Nominada al Booker por la traducción inglesa de su primera novela, Matate, amor (2012) –recientemente publicada en México por Dharma–, Ariana Harwicz ha hecho del desafío a la moral de la época una poética. ¿Qué le pasa a la frase cuando es el vehículo de ciertos discursos?, se pregunta. Luego de desnaturalizar la relación entre madres e hijos en sus tres libros anteriores, la autora argentina radicada en Francia publicó, en pleno affaire Matzneff, el monólogo de un pedófilo: Degenerado. No es casual que el narrador de la novela se dirija a un jurado (vienen a la mente El extranjero, Lolita, El libro de las pruebas) para acusar a la sociedad, contradiciéndose, celebrando a Stalin y a Videla, defendiéndose de lo que se le acusa pero también defendiendo sus apetitos: “El deseo es el deseo, cómo va a ser legislado”. Degenerado no nos reserva ninguna lección moral, pero desde la primera frase nos coloca en una posición fascinante, como si leyéramos un móvil en el que las palabras se desplazan, giran, cambian de significado, se revelan cómplices en la justificación de lo peor. “La mente es como un trineo inmundo que nos arrastra por malos caminos dejando huellas para que nos atrapen, callate y decí por qué la manoseaste, por qué la infiltraste en tu casa para enseñarle sobre las aves y las abejas”: así nos recibe Degenerado. Practicar la suspensión estética de la moral implica riesgos: dar voz a lo abyecto, sin juzgarlo, quiebra la coherencia discursiva, obliga al relato a asumir lo informe y, con ello, a dejar que el lector saque sus conclusiones sin actuar la indignación en su nombre.

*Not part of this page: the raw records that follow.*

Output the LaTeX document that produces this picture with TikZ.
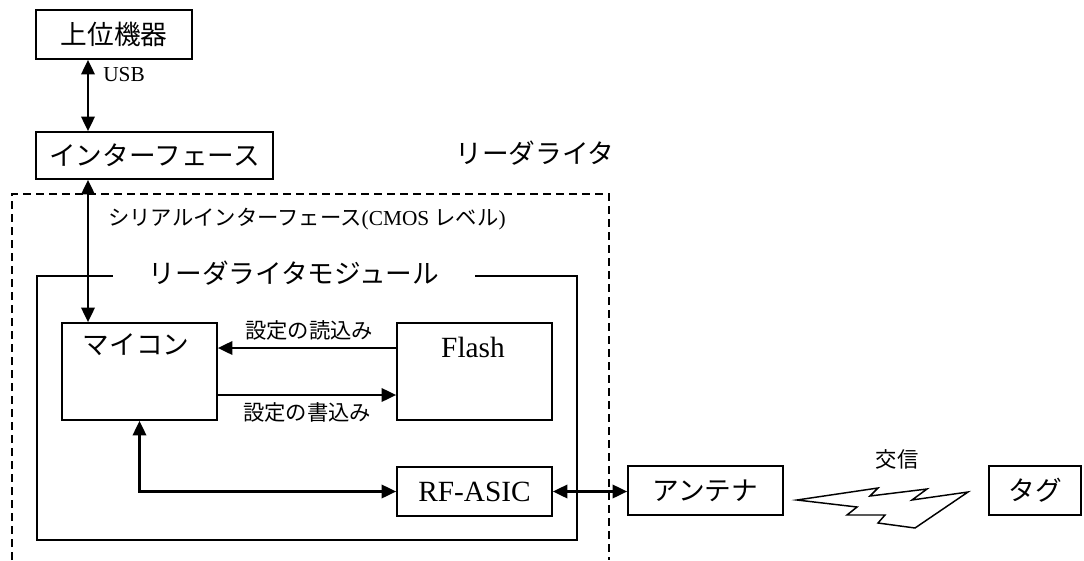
\documentclass[tikz,border=0pt]{standalone}
\usepackage{fontspec}
\setmainfont{Liberation Serif}
\newfontfamily\cjk{Noto Sans CJK JP}
\usetikzlibrary{arrows.meta,positioning}

\begin{document}
\begin{tikzpicture}[x=0.75pt,y=-0.75pt,
  box/.style 2 args={draw,line width=1.2pt,inner sep=0pt,
    minimum width=#1*0.75pt,minimum height=#2*0.75pt},
  big/.style={font=\fontsize{20}{24}\selectfont},
  latin/.style={font=\fontsize{22}{26}\selectfont},
  small/.style={font=\fontsize{16}{19}\selectfont},
  link/.style={line width=2pt,-{Triangle[length=11pt,width=10pt]}},
  duplex/.style={line width=2pt,{Triangle[length=11pt,width=10pt]}-{Triangle[length=11pt,width=10pt]}}]
\useasboundingbox (0,0) rectangle (1084,560);
\tikzstyle{every node}+=[inner sep=0pt]
\node[box={156}{49},big] (host) at (114,34.5) {\cjk 上位機器};
\node[box={237}{47},big] (iface) at (154.5,155.5) {\cjk インターフェース};
\node[big] (reader) at (535,153) {\cjk リーダライタ};
\draw [dashed,line width=1.2pt,dash pattern=on 6pt off 3.75pt] (12,560) -- (12,194) -- (609,194) -- (609,560);
\node[small] (serial) at (307,219) {{\cjk シリアルインターフェース}(CMOS {\cjk レベル})};
\draw [line width=1.2pt] (37,276) rectangle (577,540);
\node[big,fill=white,minimum width=362*0.75pt] (module) at (294,273) {\cjk リーダライタモジュール};
\node[box={155}{97}] (mcu) at (139.5,371.5) {};
\node[big] (mcutext) at (136,345) {\cjk マイコン};
\node[box={155}{97}] (flash) at (474.5,371.5) {};
\node[latin] (flashtext) at (473,347) {Flash};
\node[box={155}{49},latin] (rf) at (474.5,491.5) {RF-ASIC};
\node[box={155}{49},big] (ant) at (705.5,490.5) {\cjk アンテナ};
\node[box={92}{49},big] (tag) at (1035,490.5) {\cjk タグ};
\coordinate (busx) at (88,0);
\coordinate (ready) at (0,348);
\coordinate (writey) at (0,395);
\draw [duplex] (host.south -| busx) -- (iface.north -| busx);
\node[small,anchor=west] (usb) at (103,75) {USB};
\draw [duplex] (iface.south -| busx) -- (mcu.north -| busx);
\draw [link] (flash.west |- ready) -- (mcu.east |- ready);
\node[small] (readlbl) at (309,330) {\cjk 設定の読込み};
\draw [link] (mcu.east |- writey) -- (flash.west |- writey);
\node[small] (writelbl) at (307,412) {\cjk 設定の書込み};
\draw [duplex] (mcu.south) |- (rf.west);
\draw [duplex] (rf.east) -- (ant.west |- rf.east);
\draw [line width=1.1pt,line join=miter] (797,500) -- (878,488) -- (870,496) -- (927,489) -- (912,500) -- (968,492)
  -- (915,528) -- (878,523) -- (885,515) -- (847,515) -- (857,507) -- cycle;
\node[small] (comm) at (897,459) {\cjk 交信};
\end{tikzpicture}
\end{document}
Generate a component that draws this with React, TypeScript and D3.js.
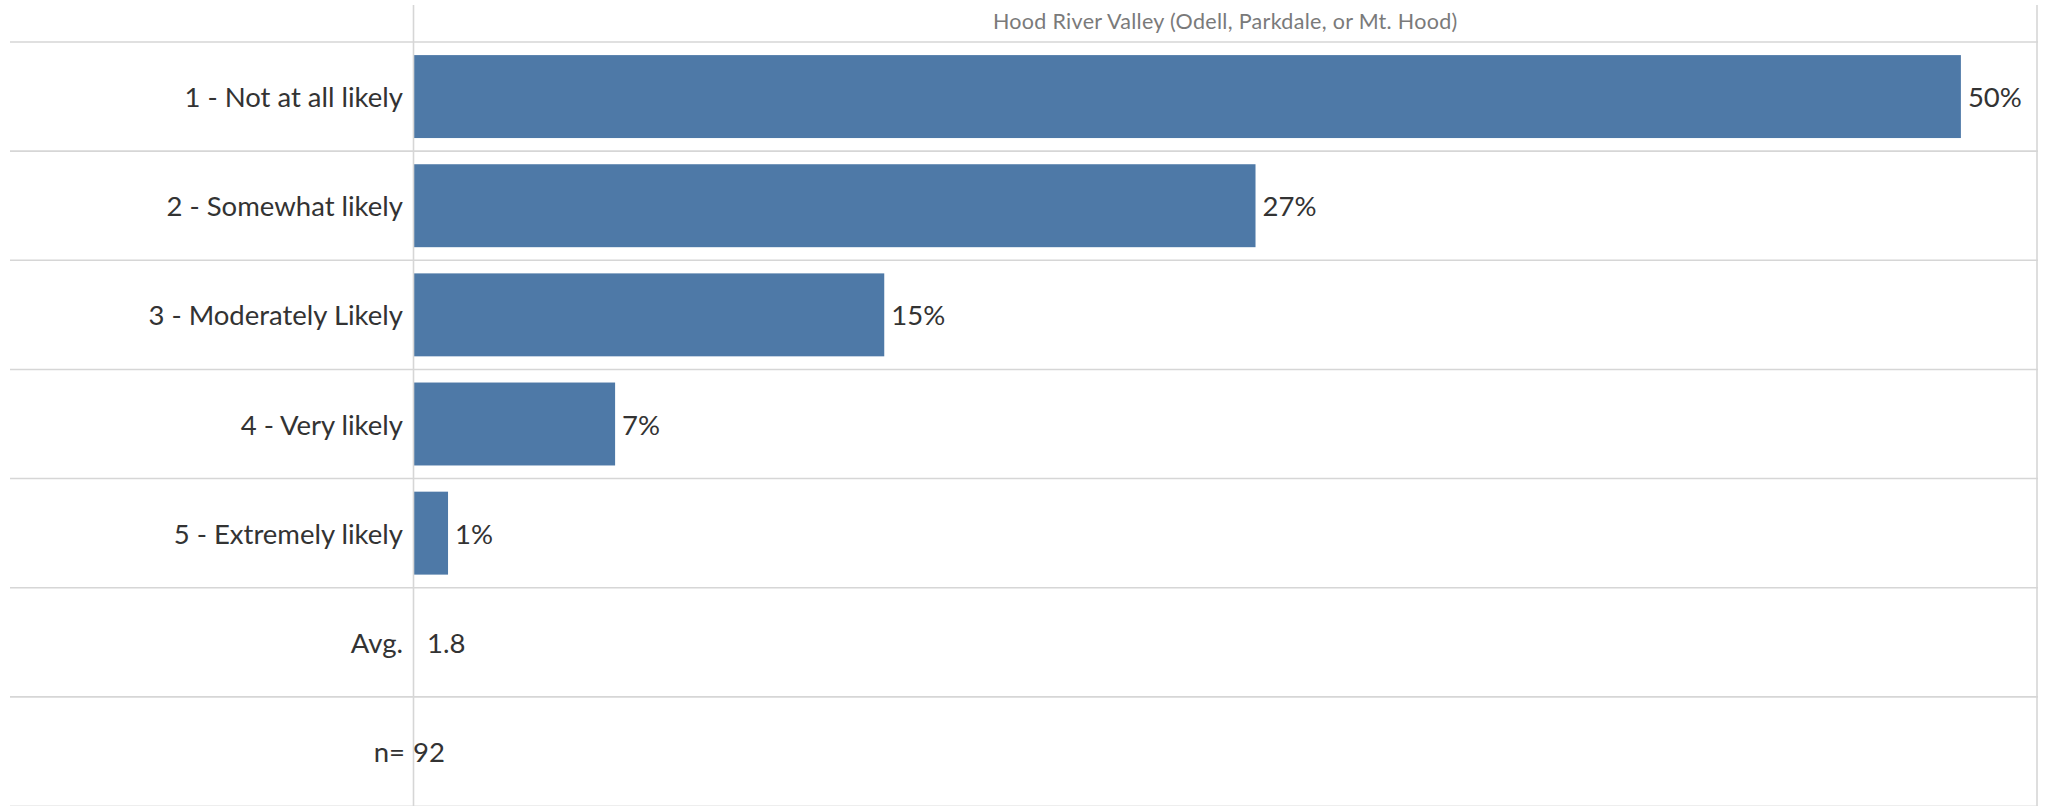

Carta de Flaubert a Baudelaire (llevado a juicio por Las flores del mal), viernes 14 de agosto de 1857: “¿Contra qué ha atentado usted? ¿Se trata de la religión? ¿De las costumbres?”. No tenemos la respuesta, pero sabemos que, como el autor de Madame Bovary, como después Joyce o Burroughs, había atentado contra el realismo y su sintaxis. Se había negado, en suma, a reproducir la retórica y el imaginario del Estado.